The China-U.S. agreement reaffirms the two leaders’ commitment on June 8 in California to work together and with other countries through multilateral approaches that include “using the expertise and institutions of the Montreal Protocol to phase down the production and consumption of HFCs, while continuing to include HFCs within the scope of UNFCCC and its Kyoto Protocol provisions for accounting and reporting of emissions.”
During their bilateral meeting on the margins of the G-20 summit, President Xi said that since that June meeting “our two teams have worked closely together to implement a consensus we have reached.”
“The fifth round of the China-U.S. Strategic and Economic Dialogue produced bountiful results. Our mil-to-mil relationship continues to improve. … In my view, the China-U.S. relationship has maintained a sound momentum of development,” the Chinese leader said.
President Obama said, “As President Xi indicated, we had excellent meetings in Sunnylands earlier this year. And we agreed to continue to build a new model of great power relations based on practical cooperation and constructively managing our differences.”
“We’ve made significant progress on a range of issues, whether it’s cooperation on addressing climate change, expanded military-to-military consultations that ensure awareness and avoid potential conflicts or miscommunications,” Obama said.And we’ve had some extensive discussions through the Strategic and Economic Dialogue about how we can continue to grow the economy and give some momentum to global growth that creates jobs, prosperity, and balanced growth around the world.”
All the G-20 leaders agreed to phase out inefficient fossil fuel subsidies. Building on the commitment they made at the Pittsburgh G-20 Summit in 2009 to phase out these subsides, G-20 Leaders today agreed on the methodology for a new peer-review process of fossil fuel subsidies, an important step in combating climate change.
The International Energy Agency estimates that eliminating subsidies – which amount to more than $500 billion annually – would lead to a 10 percent reduction in greenhouse gas emissions below business-as-usual by 2050.

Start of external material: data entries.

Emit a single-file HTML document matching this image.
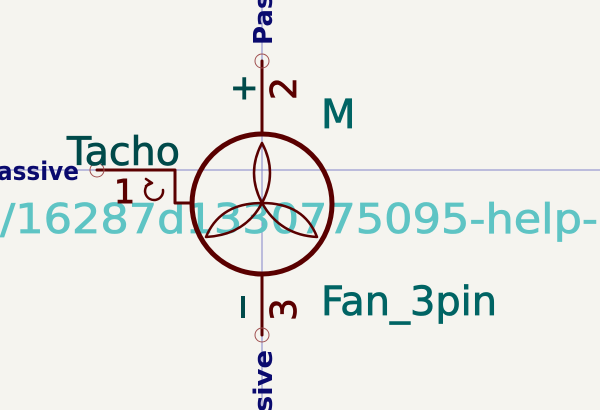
<!DOCTYPE html>
<html><head><meta charset="utf-8"><style>
html,body{margin:0;padding:0;background:#f5f4ef;}
svg{display:block;}
text{font-family:"DejaVu Sans","Liberation Sans",sans-serif;}
</style></head><body>
<svg width="600" height="410" viewBox="0 0 600 410" xmlns="http://www.w3.org/2000/svg">
<rect width="600" height="410" fill="#f5f4ef"/>
<line x1="0" y1="170" x2="600" y2="170" stroke="#8484c8" stroke-width="1"/>
<line x1="262" y1="0" x2="262" y2="410" stroke="#8484c8" stroke-width="1"/>
<text x="-14" y="233" font-size="41" fill="#5ec4c4" stroke="#5ec4c4" stroke-width="0.8" textLength="612" lengthAdjust="spacingAndGlyphs">./16287d1330775095-help-</text>
<g stroke="#5a0000" fill="none" stroke-linecap="round" stroke-linejoin="round">
<circle cx="262" cy="204" r="70" stroke-width="5"/>
<path d="M262,143 Q246,173 262,203 Q278,173 262,143" stroke-width="2.5"/>
<path d="M262,203 Q220,203 206,237 Q245,235 262,203" stroke-width="2.5"/>
<path d="M262,203 Q304,203 317,237 Q280,235 262,203" stroke-width="2.5"/>
<line x1="262" y1="61" x2="262" y2="133" stroke-width="3"/>
<line x1="262" y1="275" x2="262" y2="335" stroke-width="3"/>
<polyline points="97,170 175,170 175,203 192,203" stroke-width="3"/>
<path d="M150,183 A9,9 0 1 0 163,190" stroke-width="2.5"/>
<path d="M146,179 L152,183 L146,186" stroke-width="2.5"/>
</g>
<g stroke="#a05050" fill="none" stroke-width="1">
<circle cx="262" cy="61" r="7"/><circle cx="262" cy="335" r="7"/><circle cx="97" cy="170" r="7"/>
</g>
<text x="114" y="203" font-size="33" fill="#5a0000" stroke="#5a0000" stroke-width="1">1</text>
<text transform="translate(296,100) rotate(-90)" font-size="36" fill="#5a0000" stroke="#5a0000" stroke-width="0.8">2</text>
<text transform="translate(296,321) rotate(-90)" font-size="36" fill="#5a0000" stroke="#5a0000" stroke-width="0.8">3</text>
<text x="230" y="99" font-size="34" fill="#004a4a" stroke="#004a4a" stroke-width="1">+</text>
<rect x="241" y="296" width="4" height="22" fill="#004a4a"/>
<text x="67" y="165" font-size="39" fill="#004a4a" stroke="#004a4a" stroke-width="0.8" textLength="113" lengthAdjust="spacingAndGlyphs">Tacho</text>
<text x="321" y="128" font-size="40" fill="#006464" stroke="#006464" stroke-width="0.8">M</text>
<text x="321" y="315" font-size="40" fill="#006464" stroke="#006464" stroke-width="0.8" textLength="176" lengthAdjust="spacingAndGlyphs">Fan_3pin</text>
<text x="-3" y="180" font-size="26" font-weight="bold" fill="#0a0a6e" textLength="82" lengthAdjust="spacingAndGlyphs">assive</text>
<text transform="translate(272,45) rotate(-90)" font-size="26" font-weight="bold" fill="#0a0a6e">Passive</text>
<text transform="translate(272,412) rotate(-90)" font-size="26" font-weight="bold" fill="#0a0a6e" textLength="62" lengthAdjust="spacingAndGlyphs">sive</text>
</svg>
</body></html>
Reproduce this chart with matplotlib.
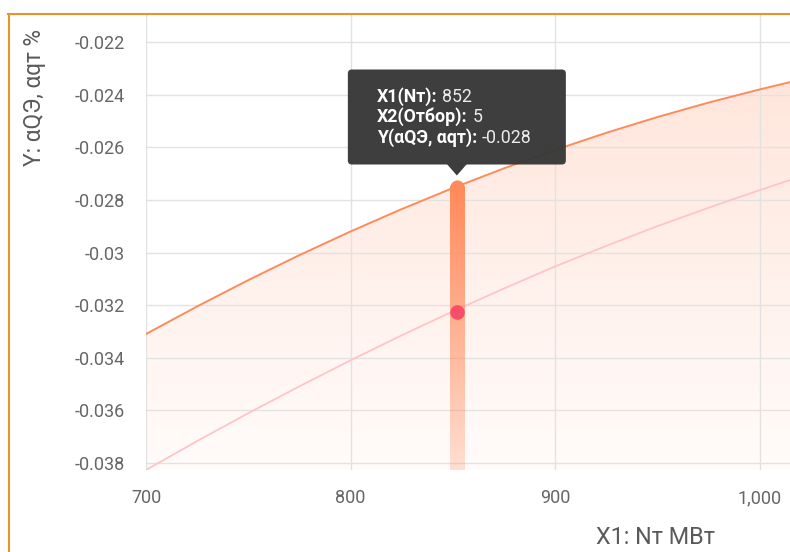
import numpy as np
import matplotlib
matplotlib.use('Agg')
import matplotlib.pyplot as plt
from matplotlib.patches import FancyBboxPatch, Polygon
from matplotlib.lines import Line2D
from matplotlib.transforms import IdentityTransform
import matplotlib.colors as mcolors

plt.rcParams['font.family'] = ['Roboto', 'DejaVu Sans']

# ---- data ----
x_nt = [700, 725, 750, 775, 800, 825, 850, 875, 900, 925, 950, 975, 1000, 1015]
y_upper = [-0.03310, -0.03205, -0.03105, -0.03010, -0.02920, -0.02835, -0.02755,
           -0.02680, -0.02610, -0.02545, -0.02485, -0.02430, -0.02380, -0.02352]
y_lower = [-0.03827, -0.03717, -0.03611, -0.03509, -0.03410, -0.03315, -0.03224,
           -0.03137, -0.03053, -0.02975, -0.02900, -0.02830, -0.02763, -0.02724]

x_ticks = [700, 800, 900, 1000]
x_tick_labels = ['700', '800', '900', '1,000']
y_ticks = [-0.038, -0.036, -0.034, -0.032, -0.030, -0.028, -0.026, -0.024, -0.022]
y_tick_labels = ['-0.038', '-0.036', '-0.034', '-0.032', '-0.03', '-0.028',
                 '-0.026', '-0.024', '-0.022']

hover_x = 852
hover_upper = -0.02749
hover_lower = -0.03225
tooltip_labels = ['X1(Nт):', 'X2(Отбор):', 'Y(αQЭ, αqт):']
tooltip_values = ['852', '5', '-0.028']

x_label = 'X1: Nт МВт'
y_label = 'Y: αQЭ, αqт %'

# ---- styling ----
W, H = 790, 552
ORANGE = '#ff8a5b'
PINK = '#ffc4c8'
DOT = '#f74f6b'
GRID = '#e2e2e2'
TICK_C = '#666666'
LABEL_C = '#5a5a5a'

fig = plt.figure(figsize=(W / 100, H / 100), dpi=100)
ax = fig.add_axes([146 / W, 1 - 470 / H, (W - 146) / W, (470 - 14) / H])
xlim = (700, 1014.9)
ylim = (-0.03827, -0.02093)
ax.set_xlim(*xlim)
ax.set_ylim(*ylim)

for s in ax.spines.values():
    s.set_visible(False)
ax.set_xticks(x_ticks)
ax.set_xticklabels(x_tick_labels)
ax.set_yticks(y_ticks)
ax.set_yticklabels(y_tick_labels)
ax.tick_params(length=0, labelsize=13, colors=TICK_C)
ax.tick_params(axis='x', pad=14)
ax.tick_params(axis='y', pad=15)
ax.grid(True, color=GRID, lw=1.0)

# gradient fill under upper curve
rgb = mcolors.to_rgb(ORANGE)
n = 256
grad = np.zeros((n, 1, 4))
grad[:, 0, :3] = rgb
grad[:, 0, 3] = np.linspace(0.03, 0.25, n)
im = ax.imshow(grad, extent=[xlim[0], xlim[1], ylim[0], ylim[1]], origin='lower',
               aspect='auto', zorder=0, interpolation='bilinear')
poly = ax.fill_between(x_nt, y_upper, ylim[0], facecolor='none', edgecolor='none')
im.set_clip_path(poly.get_paths()[0], ax.transData)

ax.plot(x_nt, y_lower, color=PINK, lw=1.3, zorder=2)
ax.plot(x_nt, y_upper, color=ORANGE, lw=1.4, zorder=2)

# hover bar with gradient
half_w = 7 / (ax.transData.transform((1, 0))[0] - ax.transData.transform((0, 0))[0])
bgrad = np.zeros((n, 1, 4))
bgrad[:, 0, :3] = rgb
bgrad[:, 0, 3] = np.linspace(0.25, 1.0, n)
ax.imshow(bgrad, extent=[hover_x - half_w, hover_x + half_w, ylim[0], hover_upper],
          origin='lower', aspect='auto', zorder=3, interpolation='bilinear')
ax.plot([hover_x], [hover_upper], 'o', ms=10.2, color=ORANGE, mec='none', zorder=3)
ax.set_xlim(*xlim)
ax.set_ylim(*ylim)
ax.plot([hover_x], [hover_lower], 'o', ms=10.5, color=DOT, mec='none', zorder=4)

# tooltip
axp, ayp = ax.transData.transform((hover_x, hover_upper))
box = FancyBboxPatch((axp - 109 + 4, ayp + 22 + 4), 218 - 8, 95 - 8,
                     boxstyle='round,pad=4', transform=IdentityTransform(),
                     facecolor='#383838', edgecolor='none', alpha=0.97, zorder=10)
fig.add_artist(box)
tri = Polygon([(axp - 10, ayp + 22.5), (axp + 10, ayp + 22.5), (axp, ayp + 11)],
              closed=True, transform=IdentityTransform(), facecolor='#383838',
              edgecolor='none', alpha=0.97, zorder=10)
fig.add_artist(tri)

renderer = fig.canvas.get_renderer()
row_dy = [90, 70, 49]
for lab, val, dy in zip(tooltip_labels, tooltip_values, row_dy):
    t = fig.text((axp - 80) / W, (ayp + dy) / H, lab, fontsize=12.8, fontweight='bold',
                 color='#ffffff', ha='left', va='center', zorder=11)
    bb = t.get_window_extent(renderer)
    fig.text((bb.x1 + 5) / W, (ayp + dy) / H, val, fontsize=12.8,
             color='#ececec', ha='left', va='center', zorder=11)

# axis titles
fig.text(35 / W, 1 - 29 / H, y_label, rotation=90, ha='center', va='top',
         fontsize=16.3, color=LABEL_C)
fig.text(656 / W, 1 - 537 / H, x_label, ha='center', va='center',
         fontsize=16.8, color=LABEL_C)

# orange frame
fig.add_artist(Line2D([8, W], [H - 13.5, H - 13.5], transform=IdentityTransform(),
                      color='#ee9030', lw=1.5))
fig.add_artist(Line2D([8.5, 8.5], [0, H - 13.5], transform=IdentityTransform(),
                      color='#ee9030', lw=1.5))

fig.savefig('out.png', dpi=100)
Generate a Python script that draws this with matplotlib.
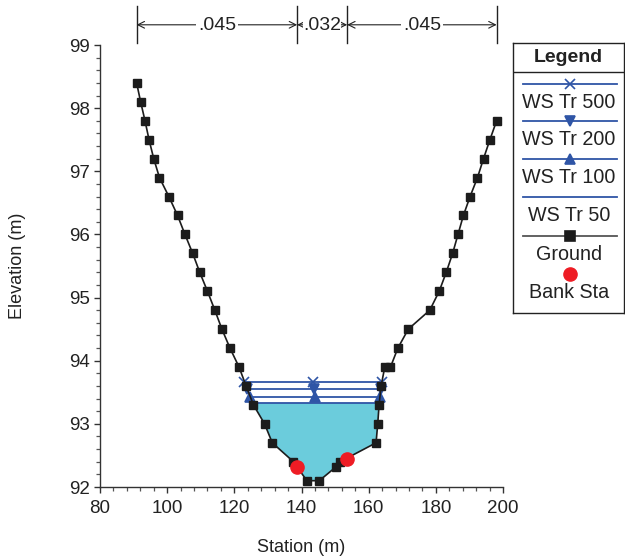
import numpy as np
import matplotlib
matplotlib.use("Agg")
import matplotlib.pyplot as plt
from matplotlib.ticker import MultipleLocator

plt.rcParams['font.family'] = ['Liberation Sans', 'DejaVu Sans']

# ---- data ----
ground_sta = [90.9, 92.1, 93.4, 94.6, 96.0, 97.7, 100.5, 103.1, 105.3, 107.6, 109.7,
              112.0, 114.2, 116.3, 118.7, 121.4, 123.5, 125.7, 129.0, 131.3, 137.6,
              141.6, 145.3, 150.3, 151.5, 162.2, 162.7, 163.1, 163.7, 164.8, 166.5,
              168.7, 171.8, 178.2, 181.0, 183.1, 185.0, 186.6, 188.2, 190.2, 192.4,
              194.2, 196.1, 198.1]
ground_elev = [98.40, 98.10, 97.80, 97.50, 97.20, 96.90, 96.60, 96.30, 96.00, 95.70, 95.40,
               95.10, 94.80, 94.50, 94.20, 93.90, 93.60, 93.30, 93.00, 92.70, 92.40,
               92.10, 92.10, 92.32, 92.40, 92.70, 93.00, 93.30, 93.60, 93.90, 93.90,
               94.20, 94.50, 94.80, 95.10, 95.40, 95.70, 96.00, 96.30, 96.60, 96.90,
               97.20, 97.50, 97.80]
bank_sta = [138.7, 153.6]
bank_elev = [92.31, 92.45]
ws_names = ['WS Tr 500', 'WS Tr 200', 'WS Tr 100', 'WS Tr 50']
ws_elev = [93.67, 93.55, 93.43, 93.33]
ws_markers = ['x', 'v', '^', None]
mann_n = ['.045', '.032', '.045']

WS_COLOR = '#2F55A6'
FILL_COLOR = '#6BCCDC'
GROUND_COLOR = '#1c1c1c'
BANK_COLOR = '#EE1C24'
TXT = '#222222'

gx = np.array(ground_sta)
gy = np.array(ground_elev)
imin = int(np.argmin(gy))


def intersections(level):
    lx, ly = gx[:imin + 1], gy[:imin + 1]
    rx, ry = gx[imin:], gy[imin:]
    xl = np.interp(level, ly[::-1], lx[::-1])
    xr = np.interp(level, ry, rx)
    return xl, xr


fig = plt.figure(figsize=(6.25, 5.59), dpi=100)
ax = fig.add_axes([100 / 625, 1 - 487 / 559, 403 / 625, 442 / 559])

# water fill for lowest WS
xl, xr = intersections(ws_elev[-1])
inside = (gx > xl) & (gx < xr)
px = np.concatenate([[xl], gx[inside], [xr]])
py = np.concatenate([[ws_elev[-1]], gy[inside], [ws_elev[-1]]])
ax.fill(px, py, color=FILL_COLOR, lw=0, zorder=1)

# WS lines
for name, lev, mk in zip(ws_names, ws_elev, ws_markers):
    a, b = intersections(lev)
    xs = [a, (a + b) / 2, b]
    ax.plot(xs, [lev] * 3, color=WS_COLOR, lw=1.3, marker=mk, ms=7,
            mew=1.2, zorder=3)

# ground
ax.plot(gx, gy, color=GROUND_COLOR, lw=1.2, marker='s', ms=6.2, mfc=GROUND_COLOR,
        mec=GROUND_COLOR, zorder=4)
# bank stations
ax.plot(bank_sta, bank_elev, ls='none', marker='o', ms=9.5, color=BANK_COLOR, zorder=5)

ax.set_xlim(80, 200)
ax.set_ylim(92, 99)
ax.xaxis.set_major_locator(MultipleLocator(20))
ax.xaxis.set_minor_locator(MultipleLocator(4))
ax.yaxis.set_major_locator(MultipleLocator(1))
ax.yaxis.set_minor_locator(MultipleLocator(0.2))
for s in ['top', 'right']:
    ax.spines[s].set_visible(False)
for s in ['left', 'bottom']:
    ax.spines[s].set_color('#333333')
    ax.spines[s].set_linewidth(1.0)
ax.tick_params(which='major', direction='out', length=4.5, width=1.0, colors='#333333',
               labelsize=13.5, labelcolor=TXT, pad=2.5)
ax.tick_params(axis='x', which='major', pad=5)
ax.tick_params(which='minor', direction='out', length=3, width=0.9, colors='#555555')
ax.set_xlabel('Station (m)', fontsize=13, color=TXT, labelpad=16)
ax.set_ylabel('Elevation (m)', fontsize=13, color=TXT, labelpad=31)

# Manning's n annotation above plot
bounds = [gx[0], bank_sta[0], bank_sta[1], gx[-1]]
for b in bounds:
    ax.plot([b, b], [99.03, 99.62], color=TXT, lw=1.0, clip_on=False)
for i, txt in enumerate(mann_n):
    a, b = bounds[i], bounds[i + 1]
    ax.annotate('', xy=(a, 99.32), xytext=(b, 99.32), xycoords='data',
                arrowprops=dict(arrowstyle='<->', color=TXT, lw=0.8,
                                shrinkA=0, shrinkB=0, mutation_scale=12),
                annotation_clip=False)
    ax.text((a + b) / 2, 99.31, txt, ha='center', va='center', fontsize=14,
            color=TXT, clip_on=False,
            bbox=dict(facecolor='white', edgecolor='none', pad=1.5 if i != 1 else 0.1))

# custom legend box
lax = fig.add_axes([513 / 625, 1 - 313 / 559, 111 / 625, 270 / 559])
lax.set_xlim(0, 111)
lax.set_ylim(270, 0)
lax.set_xticks([])
lax.set_yticks([])
for s in lax.spines.values():
    s.set_linewidth(1.0)
    s.set_color(TXT)
lax.text(55.5, 15, 'Legend', ha='center', va='center', fontsize=14, fontweight='bold',
         color=TXT)
lax.plot([0, 111], [29, 29], color=TXT, lw=1.0)
entries = [(WS_COLOR, 'x', ws_names[0]), (WS_COLOR, 'v', ws_names[1]),
           (WS_COLOR, '^', ws_names[2]), (WS_COLOR, None, ws_names[3]),
           ('#555555', 's', 'Ground'), (None, 'o', 'Bank Sta')]
ys_line = [41, 78, 116, 154, 193, 231]
for (col, mk, lab), yl in zip(entries, ys_line):
    if col is not None:
        mc = GROUND_COLOR if mk == 's' else WS_COLOR
        lax.plot([10, 104], [yl, yl], color=col, lw=1.3)
        if mk is not None:
            lax.plot([57], [yl], marker=mk, ms=7, color=mc, mew=1.2)
    else:
        lax.plot([57], [yl], marker='o', ms=9.5, color=BANK_COLOR, ls='none')
    lax.text(56, yl + 18.5, lab, ha='center', va='center', fontsize=14.2, color=TXT)

fig.savefig('out.png', dpi=100)
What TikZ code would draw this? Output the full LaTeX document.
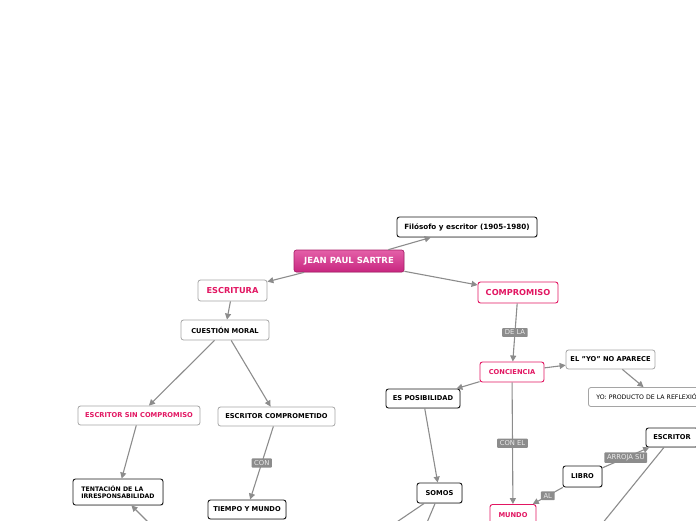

As part of the St. Petersburg Declaration released today at the close of the summit, the G-20 leaders stated, “We reaffirm our commitment to rationalise and phase out inefficient fossil fuel subsidies that encourage wasteful consumption over the medium term while being conscious of necessity to provide targeted support for the poorest.”
“We welcome the development of a methodology for a voluntary peer review process and the initiation of country-owned peer reviews and we encourage broad voluntary participation in reviews as a valuable means of enhanced transparency and accountability. We ask Finance Ministers to report back by the next Summit on outcomes from the first rounds of voluntary peer reviews. Recognising the importance of providing those in need with essential energy services, we ask Finance Ministers to consider, in conjunction with the relevant international institutions, policy options for designing transitional policies including strengthening social safety nets to ensure access for the most vulnerable.”
The G-20 leaders also agreed to support inclusive “green” economic growth. In the St. Petersburg Declaration they backed, “Further development, dissemination and implementation of the non-prescriptive, voluntary toolkit of policy options for inclusive green growth in the context of sustainable development, including a workshop with developing countries, and initiation of the G20 Dialogue Platform on Inclusive Green Investments for sustainable development and poverty eradication.”
The leaders restated their commitment to support the full implementation of the agreed outcomes under the United Nations Framework Convention on Climate Change (UNFCCC) and its
“We strongly welcome the efforts of the Secretary-General of the United Nations to mobilize political will through 2014 towards the successful adoption of a protocol, another legal instrument, or an agreed outcome with legal force under the convention applicable to all Parties by 2015, during COP-21 that France stands ready to host.”
The G-20 leaders stated their support for “operationalization” of the Green Climate Fund, a new multilateral fund of $100 billion dollars per year in climate financing for developing countries that was agreed by countries at the 2010 UNFCCC conference in Cancun, Mexico.
But the leaders made no firm commitments to the Green Climate Fund at this meeting. Instead they asked their finance ministers to continue the work of building the fund and report back to at next year’s G-20 summit in Brisbane, Australia.
Established in 1999, the G-20 member countries are: Argentina, Australia, Brazil, Canada, China, France, Germany, India, Indonesia, Italy, Japan, the Republic of Korea, Mexico, Russia, Saudi Arabia, South Africa, Turkey, the United Kingdom, and the United States of America plus the European Union.